By Karen Billing
The Rancho Santa Fe Association board may have shot down a proposal for a children’s play structure at the Arroyo property, but the board said it is not against spending the money or finding a more appropriate place for a playground. In an unanimous vote, the board approved a $25,000 expenditure for play equipment and asked the trails and recreation committee, and the Association staff, to come up with an alternate location for the playground within the next 60 days.
They may be facing an uphill battle, one that Heather Slosar encountered on her quest for the playground at Arroyo. Several people stood to speak at the meeting, saying that they have tried to establish a playground in the Covenant for the last eight years.
“It’s a subject that keeps coming up,” said Dick Brockett, director of field operations. “The problem is no area in the Covenant is zoned for a playground.”
The stumbling block is not only the zoning, but that any such structure has to receive approval from the neighbors, which has never been accomplished.
“We’ve never been this close, “ said resident Glenn Oratz, one of those who had tried for a playground before. “Rambla De Las Flores is the natural recreation corridor but we get lost in NIMBY (not in my backyard).”
The Arroyo property seemed like the perfect fit for Slosar because while it is Association-owned, it is located outside the Covenant and is county-zoned. The 88-acre lot, purchased by the Association for $1.8 million in the late 1990s, is located about three miles from the village, on a long dirt road off Las Colinas after it turns into El Vuelo.
Slosar said a playground is needed for the 28 percent of families in the Ranch with children under 10 who have no place for their children to go, for moms to meet and to create a sense of community in a place where you can go months without seeing a neighbor.
The Association seemed to point toward the Village Presbyterian Church playground as the community playground. Some mothers expressed feeling uncomfortable going where they are not members.
“We can’t represent the Village Church structure as ours,” Slosar said.
RSF Association director Larry Spitcaufsky said he understands the sentiment of ownership and said that in listening to people’s concerns he wants to find a way to say “yes” and not “no.”
“We need to do whatever we can do to get it done,” Spitcaufsky said, coming up with the motion to direct staff to look at alternate locations for the park.
None of the board members had a problem with the concept. Board president Jack Queen said the issue is not money, it is location.
“We’re in favor of what you’re trying to do, but it should be done at a place more appropriate and that would provide better use,” Queen said.
“I think the community should have a play structure, I think it’s really important and we do need to have more of a sense of community,” director Eamon Callahan said. “I’m not sure about Arroyo as a location…I’m not sure if we built something down there it would get the use.”
Slosar, a mother to five young children between the ages of 1 and 10, took on the playground project by herself, meeting with staff and parks and recreation committee. She submitted plans to Bears Playground Company in New York, who liked the design so much that they built the structure on spec (doing a job without any guarantee of being paid, in the hope of winning future business). Slosar had a photo of the structure sitting in the warehouse waiting to be shipped. If the Association had ordered it by Nov. 9, Slosar discovered they could have received a $2,000 off-season discount.

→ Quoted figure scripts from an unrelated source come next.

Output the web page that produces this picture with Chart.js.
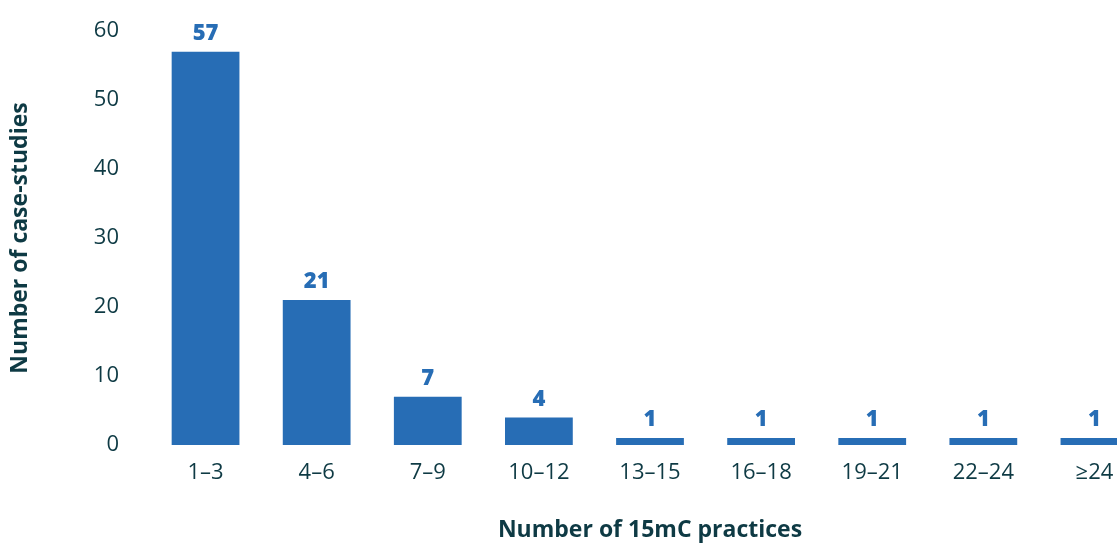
<!DOCTYPE html>
<html>
<head>
<meta charset="utf-8">
<script src="https://cdn.jsdelivr.net/npm/chart.js@4/dist/chart.umd.min.js"></script>
<style>
  html, body { margin: 0; padding: 0; background: #fff; overflow: hidden; }
  #wrap { width: 1150px; height: 544px; }
</style>
</head>
<body>
<div id="wrap"><canvas id="practicesChart" width="1150" height="544"></canvas></div>
<script>
// chart values
const categories = ['1–3', '4–6', '7–9', '10–12', '13–15', '16–18', '19–21', '22–24', '≥24'];
const caseStudies = [57, 21, 7, 4, 1, 1, 1, 1, 1];
const yTickValues = [0, 10, 20, 30, 40, 50, 60];

const barColor = '#276db5';
const textColor = '#0e3a44';
const fontFamily = '"Open Sans", "DejaVu Sans", sans-serif';

// draw the value above each bar
const valueLabels = {
  id: 'valueLabels',
  afterDatasetsDraw(chart) {
    const ctx = chart.ctx;
    const meta = chart.getDatasetMeta(0);
    ctx.save();
    ctx.font = '800 22px ' + fontFamily;
    ctx.fillStyle = barColor;
    ctx.textAlign = 'center';
    ctx.textBaseline = 'middle';
    meta.data.forEach((bar, i) => {
      ctx.fillText(String(caseStudies[i]), bar.x, bar.y - 18);
    });
    ctx.restore();
  }
};

const ctx = document.getElementById('practicesChart').getContext('2d');

new Chart(ctx, {
  type: 'bar',
  data: {
    labels: categories,
    datasets: [{
      label: 'Number of case-studies',
      data: caseStudies,
      backgroundColor: barColor,
      borderWidth: 0,
      categoryPercentage: 1,
      barPercentage: 0.61
    }]
  },
  options: {
    responsive: false,
    animation: false,
    layout: { padding: { top: 31, left: 0, right: 0, bottom: 0 } },
    plugins: {
      legend: { display: false },
      tooltip: { enabled: false }
    },
    scales: {
      x: {
        grid: { display: false, drawTicks: false },
        border: { display: false },
        ticks: {
          color: textColor,
          font: { family: fontFamily, size: 22 },
          padding: 15,
          maxRotation: 0,
          autoSkip: false
        },
        title: {
          display: true,
          text: 'Number of 15mC practices',
          color: textColor,
          font: { family: fontFamily, size: 23, weight: 'bold' },
          padding: { top: 0, bottom: 0 }
        },
        afterFit(scale) { scale.height = 99; }
      },
      y: {
        min: 0,
        max: 60,
        grid: { display: false, drawTicks: false },
        border: { display: false },
        afterBuildTicks(scale) {
          scale.ticks = yTickValues.map(v => ({ value: v }));
        },
        ticks: {
          color: textColor,
          font: { family: fontFamily, size: 22 },
          padding: 31
        },
        title: {
          display: true,
          text: 'Number of case-studies',
          color: textColor,
          font: { family: fontFamily, size: 23, weight: 'bold' },
          padding: { top: 7, bottom: 0 }
        },
        afterFit(scale) {
          scale.width = 150;
          scale.paddingTop = 0;
          scale.paddingBottom = 0;
        }
      }
    }
  },
  plugins: [valueLabels]
});
</script>
</body>
</html>
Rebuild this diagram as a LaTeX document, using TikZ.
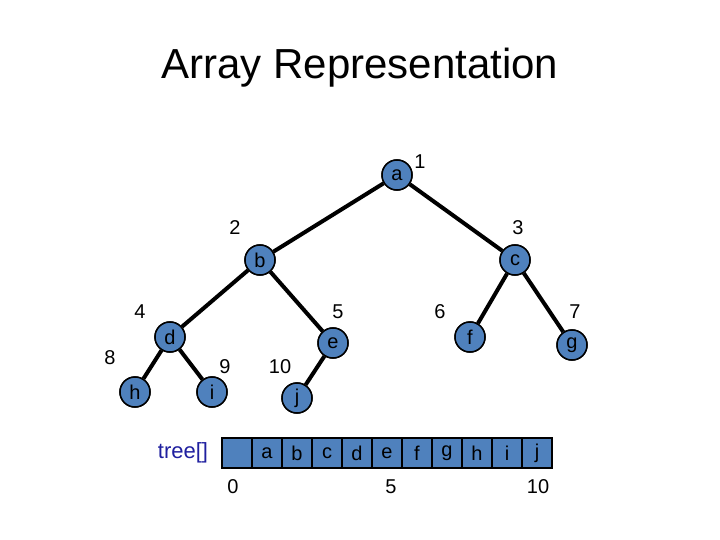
\documentclass[tikz,border=0pt]{standalone}
\usepackage{fontspec}
\setmainfont{Liberation Sans}
\begin{document}
\begin{tikzpicture}[x=1pt,y=-1pt,
  tn/.style={circle,draw=black,line width=1.5pt,fill=nodeblue,minimum size=30pt,inner sep=0pt,font=\fontsize{20}{20}\selectfont},
  ed/.style={line width=4pt},
  lb/.style={font=\fontsize{20}{20}\selectfont},
  cell/.style={draw=black,line width=1.5pt,fill=nodeblue,minimum width=30pt,minimum height=30pt,inner sep=0pt,font=\fontsize{20}{20}\selectfont}]
\definecolor{nodeblue}{HTML}{4F81BD}
\definecolor{treeblue}{HTML}{1F1F9F}
\useasboundingbox (0,0) rectangle (720,540);
\node[font=\fontsize{42}{42}\selectfont] (title) at (360,68) {Array Representation};
\node[tn] (a) at (397,175) {a};
\node[tn] (b) at (260,260) {b};
\node[tn] (c) at (515,260) {c};
\node[tn] (d) at (170,337) {d};
\node[tn] (e) at (333,343) {e};
\node[tn] (f) at (470,337) {f};
\node[tn] (g) at (572,345) {g};
\node[tn] (h) at (135,392) {h};
\node[tn] (i) at (212,392) {i};
\node[tn] (j) at (297,398) {j};
\begin{scope}[on background layer/.style={}]
\end{scope}
\draw[ed] (a) -- (b); \draw[ed] (a) -- (c);
\draw[ed] (b) -- (d); \draw[ed] (b) -- (e);
\draw[ed] (c) -- (f); \draw[ed] (c) -- (g);
\draw[ed] (d) -- (h); \draw[ed] (d) -- (i);
\draw[ed] (e) -- (j);
\foreach \n/\p in {a/{(397,175)},b/{(260,260)},c/{(515,260)},d/{(170,337)},e/{(333,343)},f/{(470,337)},g/{(572,345)},h/{(135,392)},i/{(212,392)},j/{(297,398)}}
  \node[tn] at \p {\n};
\node[lb] (l1) at (420,162) {1};
\node[lb] (l2) at (235,228) {2};
\node[lb] (l3) at (518,228) {3};
\node[lb] (l4) at (140,312) {4};
\node[lb] (l5) at (338,312) {5};
\node[lb] (l6) at (440,312) {6};
\node[lb] (l7) at (575,312) {7};
\node[lb] (l8) at (110,358) {8};
\node[lb] (l9) at (225,367) {9};
\node[lb] (l10) at (280,367) {10};
\foreach \k/\t in {0/{},1/a,2/b,3/c,4/d,5/e,6/f,7/g,8/h,9/i,10/j}
  \node[cell] (c\k) at ({237+30*\k},453) {\t};
\node[font=\fontsize{22}{22}\selectfont,text=treeblue] (tree) at (183,453) {tree[]};
\node[lb] (i0) at (233,487) {0};
\node[lb] (i5) at (391,487) {5};
\node[lb] (i10) at (538,487) {10};
\end{tikzpicture}
\end{document}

It could have been up for play by Dec. 15, she said.
“I fully support Heather’s efforts, I love what she’s doing,” said Linda Leong at last week’s board meeting, which was a packed house. “I started on this effort eight years ago and I have an 8 year old now…I think Arroyo is a perfect place and this is, at least, a great start to make it a destination point. It needs a stimulus and what Heather’s proposing will be a catalyst.”
People in attendance at the meeting viewed the Arroyo as open space in different ways.
Bill Hinchy, a 35-year resident who raised three children in the Ranch, said they have heard proposals for swimming pools, soccer fields and more over the years.
“Open space, since I’ve been here, is a passive space. What you’re considering moves well beyond passive use,” Hinchy said, noting that allowing a playground may become a slippery slope for more requests to use the land.
Resident Rochelle Putnam disagreed with Hinchy. She said Arroyo is a beautiful property and she is passionate about preserving it, but considers the playground to be very low impact. She said she understands the argument about slippery slopes but said they would just rely on boards to fully review subsequent proposals.
“I don’t think you need to just blanket say, ‘nothing ever’,” Putnam said.
As Slosar said, a play structure would’ve gotten people out to the Arroyo, making an investment in their land to make it better.
“I love the fact that we have so much open space in the community,” said resident Kathi Mallick. “ It’s disappointing that we don’t have anything to draw people to those properties.”